もう2年前(2006年)の話なんで、訂正されているかもしれませんが(そうであることを願ってますが)、遊就館内の展示で「インドネシアの独立を1949年」と記述している箇所があるらしい。

情報ソース:

その113ページに在東京 インドネシア大使アブドゥル・イルサン氏とのインタビュー記事が掲載されています。同大使が執筆した書籍「インドネシア外交官の目から見た日本」(宍戸久美子訳、オフィス・プロモシ)の紹介で、「日本人がインドネシアに対し関心を払っていない例」として「遊就館の記述」が槍玉に上げられています。

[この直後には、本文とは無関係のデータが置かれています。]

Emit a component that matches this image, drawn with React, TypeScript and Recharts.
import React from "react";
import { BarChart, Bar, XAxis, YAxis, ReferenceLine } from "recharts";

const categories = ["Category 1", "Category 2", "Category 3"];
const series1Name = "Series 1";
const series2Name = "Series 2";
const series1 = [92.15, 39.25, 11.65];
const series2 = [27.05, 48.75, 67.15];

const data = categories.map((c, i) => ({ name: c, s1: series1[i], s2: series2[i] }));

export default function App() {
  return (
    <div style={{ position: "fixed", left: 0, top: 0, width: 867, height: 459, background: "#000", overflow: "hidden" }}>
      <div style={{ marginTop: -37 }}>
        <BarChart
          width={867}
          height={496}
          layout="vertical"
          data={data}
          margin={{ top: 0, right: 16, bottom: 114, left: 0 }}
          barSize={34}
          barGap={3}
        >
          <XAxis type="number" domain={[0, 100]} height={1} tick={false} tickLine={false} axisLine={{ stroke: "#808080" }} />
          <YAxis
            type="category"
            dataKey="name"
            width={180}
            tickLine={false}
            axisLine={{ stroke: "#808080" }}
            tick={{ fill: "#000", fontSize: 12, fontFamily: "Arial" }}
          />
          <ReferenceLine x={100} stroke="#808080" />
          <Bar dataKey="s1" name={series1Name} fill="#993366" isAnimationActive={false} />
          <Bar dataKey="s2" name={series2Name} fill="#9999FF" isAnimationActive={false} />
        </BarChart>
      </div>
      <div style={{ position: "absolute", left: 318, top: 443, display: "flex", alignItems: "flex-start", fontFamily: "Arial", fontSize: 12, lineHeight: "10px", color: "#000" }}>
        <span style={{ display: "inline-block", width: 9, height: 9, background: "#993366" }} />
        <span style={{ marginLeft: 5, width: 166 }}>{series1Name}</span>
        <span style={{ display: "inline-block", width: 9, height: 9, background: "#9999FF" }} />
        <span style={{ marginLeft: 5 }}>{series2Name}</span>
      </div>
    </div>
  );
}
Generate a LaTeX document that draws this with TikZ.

独立記念日はインドネシアにとって極めて特別な日なんで、遊就館を見学した際の同大使の驚き・落胆は容易に想像がつきます。今度、遊就館へは行くつもりなんで、記述が訂正されているか確認してきましょう。もう2年以上前の話題であり、インドネシア大使から指摘があったわけで、直してあると思いますが。。。。

2008年6月15日追加↓

遊就館を見学してきました。アジア・アフリカ諸国の独立について展示しているパネルでは、インドネシアの独立を「1945年」と表記していました。イルサン大使のインタビュー記事にあった「インドネシア独立を1949年」と表記する展示は訂正されたものと思います。

↑2008年6月15日追加

大切なもの

建国後まだ一世紀もたっていない国家「インドネシア共和国」。国旗、国歌などとならび「独立記念日」は極めて重要な国家統合の象徴です。